La Corte europea dei diritti umani ha emanato quattro nuove condanne nei confronti dello Stato italiano per le emissioni dell'Ilva che mettono a rischio la salute della popolazione vicina all'impianto siderurgico. Le condanne sono relative ai ricorsi presentati tra il 2016 ed il 2019 da alcuni dipendenti del sito industriale e da alcune centinaia di cittadini della zona.
Nelle sentenze si sottolinea che l'Italia è stata già condannata per lo stesso motivo nel gennaio 2019 e che da allora questo caso è all'esame davanti al comitato dei ministri del Consiglio d'Europa che deve verificare se il Paese ha messo in atto tutte le misure necessarie per salvaguardare la salute degli abitanti.
La Corte europea sottolinea, inoltre, che lo scorso anno il comitato dei ministri ha stabilito che "le autorità italiane non avevano fornito informazioni precise sulla messa in atto effettiva del piano ambientale, un elemento essenziale per assicurare che l'attività dell'acciaieria non continui a rappresentare un rischio per la salute".
Dalla documentazione in possesso del comitato dei ministri risulta che il governo italiano ha presentato lo scorso 5 aprile nuovi elementi sull'attuazione del piano ambientale in vista di un nuovo esame del caso il prossimo giugno.
I cittadini avevano deciso di rivolgersi alla Corte di Strasburgo perché ritenevano che l'Italia non avesse adottato le misure legali e regolamentari per proteggere la loro salute e l'ambiente ed inoltre non avesse fornito loro informazioni sull'inquinamento e sui rischi connessi alla loro salute.

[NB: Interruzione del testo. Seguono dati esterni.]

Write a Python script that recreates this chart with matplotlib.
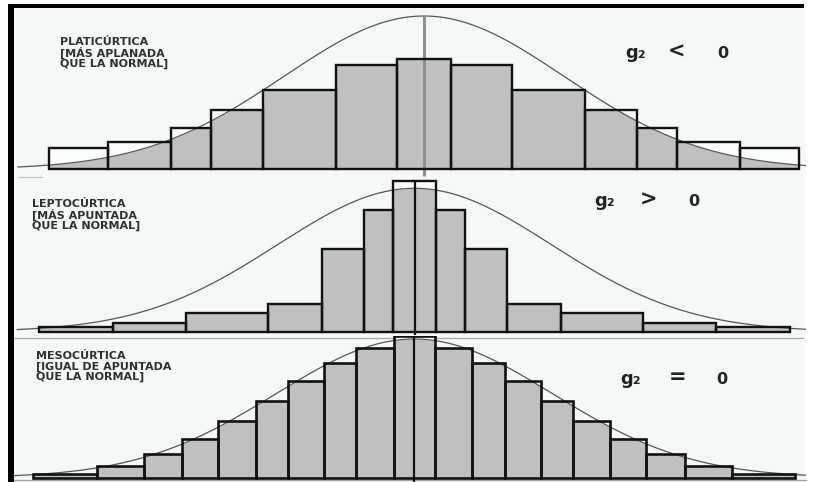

Queste persone affermavano, infine, di aver subito una violazione del loro diritto a un ricorso effettivo. La Corte, citando le precedenti condanne all'Italia per altri casi collegati alle emissioni dell'acciaieria, ha sostenuto che c’è stata una violazione degli articoli 8 e 13 della Convenzione europea sui diritti dell'uomo, rispettivamente sul rispetto della vita privata e familiare e sul diritto a un ricorso effettivo.